**What to produce:** Only the lines from the start of the data through the line with "-6.34, -5.28, -4.23]" belong in the copy. Restate them word for word, minus the pictures.

**Provided data:**
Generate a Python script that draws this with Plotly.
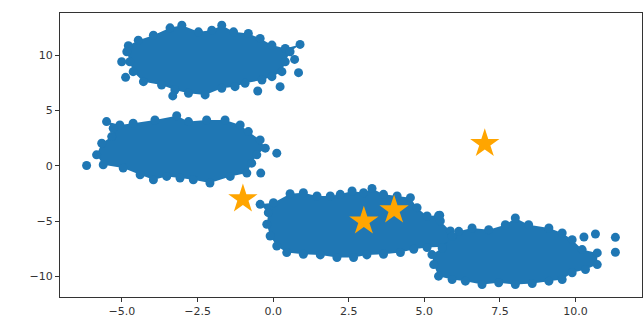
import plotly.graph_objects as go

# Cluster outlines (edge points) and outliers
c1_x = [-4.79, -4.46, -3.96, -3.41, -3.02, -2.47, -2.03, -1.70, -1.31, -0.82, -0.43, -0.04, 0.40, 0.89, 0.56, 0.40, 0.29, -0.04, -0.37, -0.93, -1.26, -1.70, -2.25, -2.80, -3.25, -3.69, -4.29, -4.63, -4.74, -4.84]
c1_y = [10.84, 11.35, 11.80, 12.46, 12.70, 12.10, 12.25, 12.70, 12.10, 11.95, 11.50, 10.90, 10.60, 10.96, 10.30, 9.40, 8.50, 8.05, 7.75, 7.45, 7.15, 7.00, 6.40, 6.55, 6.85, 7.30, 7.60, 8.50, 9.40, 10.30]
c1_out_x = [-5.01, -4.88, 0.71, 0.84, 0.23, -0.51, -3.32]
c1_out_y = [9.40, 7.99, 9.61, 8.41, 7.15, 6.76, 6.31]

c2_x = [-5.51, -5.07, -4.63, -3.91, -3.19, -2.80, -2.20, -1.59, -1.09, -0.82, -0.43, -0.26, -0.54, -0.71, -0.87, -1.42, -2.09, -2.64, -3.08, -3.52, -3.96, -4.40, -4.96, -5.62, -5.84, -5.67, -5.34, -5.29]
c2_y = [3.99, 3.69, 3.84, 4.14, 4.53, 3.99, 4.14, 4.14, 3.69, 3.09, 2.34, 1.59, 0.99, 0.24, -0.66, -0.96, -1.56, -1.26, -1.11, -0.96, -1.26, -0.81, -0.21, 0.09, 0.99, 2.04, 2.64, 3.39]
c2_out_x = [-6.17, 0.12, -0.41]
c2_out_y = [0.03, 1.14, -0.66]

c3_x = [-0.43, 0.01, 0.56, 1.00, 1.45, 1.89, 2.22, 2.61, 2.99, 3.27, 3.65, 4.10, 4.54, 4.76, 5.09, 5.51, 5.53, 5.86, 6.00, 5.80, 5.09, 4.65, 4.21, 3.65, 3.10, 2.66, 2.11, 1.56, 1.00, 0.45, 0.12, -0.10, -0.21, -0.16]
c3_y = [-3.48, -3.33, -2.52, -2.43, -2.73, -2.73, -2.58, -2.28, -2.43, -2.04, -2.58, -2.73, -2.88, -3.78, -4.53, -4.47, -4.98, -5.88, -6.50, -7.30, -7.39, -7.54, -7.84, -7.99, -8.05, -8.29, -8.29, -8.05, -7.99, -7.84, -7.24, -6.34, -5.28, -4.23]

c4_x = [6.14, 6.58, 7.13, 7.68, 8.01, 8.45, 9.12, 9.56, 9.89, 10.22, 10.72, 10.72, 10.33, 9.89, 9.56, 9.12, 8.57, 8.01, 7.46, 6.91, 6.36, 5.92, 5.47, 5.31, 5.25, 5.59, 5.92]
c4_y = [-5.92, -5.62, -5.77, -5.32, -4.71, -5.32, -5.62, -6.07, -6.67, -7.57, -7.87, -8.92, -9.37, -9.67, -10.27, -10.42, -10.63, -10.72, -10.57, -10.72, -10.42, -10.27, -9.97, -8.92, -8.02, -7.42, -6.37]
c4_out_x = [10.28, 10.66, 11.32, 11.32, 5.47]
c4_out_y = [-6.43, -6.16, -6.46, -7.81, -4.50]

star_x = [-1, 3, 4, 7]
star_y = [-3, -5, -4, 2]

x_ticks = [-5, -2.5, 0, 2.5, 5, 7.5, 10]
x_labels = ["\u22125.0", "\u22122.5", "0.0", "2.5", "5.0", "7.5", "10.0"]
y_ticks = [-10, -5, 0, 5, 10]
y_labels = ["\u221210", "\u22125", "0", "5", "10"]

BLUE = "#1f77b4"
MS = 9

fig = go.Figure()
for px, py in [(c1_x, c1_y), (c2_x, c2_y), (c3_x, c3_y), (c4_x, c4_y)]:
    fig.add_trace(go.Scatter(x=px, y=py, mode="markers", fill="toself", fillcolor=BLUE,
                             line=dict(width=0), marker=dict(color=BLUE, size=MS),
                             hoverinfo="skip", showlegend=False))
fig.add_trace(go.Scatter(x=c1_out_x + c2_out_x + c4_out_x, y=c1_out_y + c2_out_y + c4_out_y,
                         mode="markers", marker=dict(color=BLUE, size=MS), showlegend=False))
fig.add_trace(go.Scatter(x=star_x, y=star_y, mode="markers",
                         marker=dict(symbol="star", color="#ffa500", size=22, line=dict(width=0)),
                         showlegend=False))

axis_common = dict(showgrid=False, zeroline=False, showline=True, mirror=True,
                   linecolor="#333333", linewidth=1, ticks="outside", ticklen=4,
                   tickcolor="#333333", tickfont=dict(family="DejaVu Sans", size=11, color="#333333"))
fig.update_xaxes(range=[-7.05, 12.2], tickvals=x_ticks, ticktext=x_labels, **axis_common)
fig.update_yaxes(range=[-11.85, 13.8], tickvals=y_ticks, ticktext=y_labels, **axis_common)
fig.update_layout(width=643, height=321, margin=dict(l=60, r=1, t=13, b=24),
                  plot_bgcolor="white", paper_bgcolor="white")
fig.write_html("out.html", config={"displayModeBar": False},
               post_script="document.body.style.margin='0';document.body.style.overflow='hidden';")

**Solution for this problem:**
Generate a Python script that draws this with Plotly.
import plotly.graph_objects as go

# Cluster outlines (edge points) and outliers
c1_x = [-4.79, -4.46, -3.96, -3.41, -3.02, -2.47, -2.03, -1.70, -1.31, -0.82, -0.43, -0.04, 0.40, 0.89, 0.56, 0.40, 0.29, -0.04, -0.37, -0.93, -1.26, -1.70, -2.25, -2.80, -3.25, -3.69, -4.29, -4.63, -4.74, -4.84]
c1_y = [10.84, 11.35, 11.80, 12.46, 12.70, 12.10, 12.25, 12.70, 12.10, 11.95, 11.50, 10.90, 10.60, 10.96, 10.30, 9.40, 8.50, 8.05, 7.75, 7.45, 7.15, 7.00, 6.40, 6.55, 6.85, 7.30, 7.60, 8.50, 9.40, 10.30]
c1_out_x = [-5.01, -4.88, 0.71, 0.84, 0.23, -0.51, -3.32]
c1_out_y = [9.40, 7.99, 9.61, 8.41, 7.15, 6.76, 6.31]

c2_x = [-5.51, -5.07, -4.63, -3.91, -3.19, -2.80, -2.20, -1.59, -1.09, -0.82, -0.43, -0.26, -0.54, -0.71, -0.87, -1.42, -2.09, -2.64, -3.08, -3.52, -3.96, -4.40, -4.96, -5.62, -5.84, -5.67, -5.34, -5.29]
c2_y = [3.99, 3.69, 3.84, 4.14, 4.53, 3.99, 4.14, 4.14, 3.69, 3.09, 2.34, 1.59, 0.99, 0.24, -0.66, -0.96, -1.56, -1.26, -1.11, -0.96, -1.26, -0.81, -0.21, 0.09, 0.99, 2.04, 2.64, 3.39]
c2_out_x = [-6.17, 0.12, -0.41]
c2_out_y = [0.03, 1.14, -0.66]

c3_x = [-0.43, 0.01, 0.56, 1.00, 1.45, 1.89, 2.22, 2.61, 2.99, 3.27, 3.65, 4.10, 4.54, 4.76, 5.09, 5.51, 5.53, 5.86, 6.00, 5.80, 5.09, 4.65, 4.21, 3.65, 3.10, 2.66, 2.11, 1.56, 1.00, 0.45, 0.12, -0.10, -0.21, -0.16]
c3_y = [-3.48, -3.33, -2.52, -2.43, -2.73, -2.73, -2.58, -2.28, -2.43, -2.04, -2.58, -2.73, -2.88, -3.78, -4.53, -4.47, -4.98, -5.88, -6.50, -7.30, -7.39, -7.54, -7.84, -7.99, -8.05, -8.29, -8.29, -8.05, -7.99, -7.84, -7.24, -6.34, -5.28, -4.23]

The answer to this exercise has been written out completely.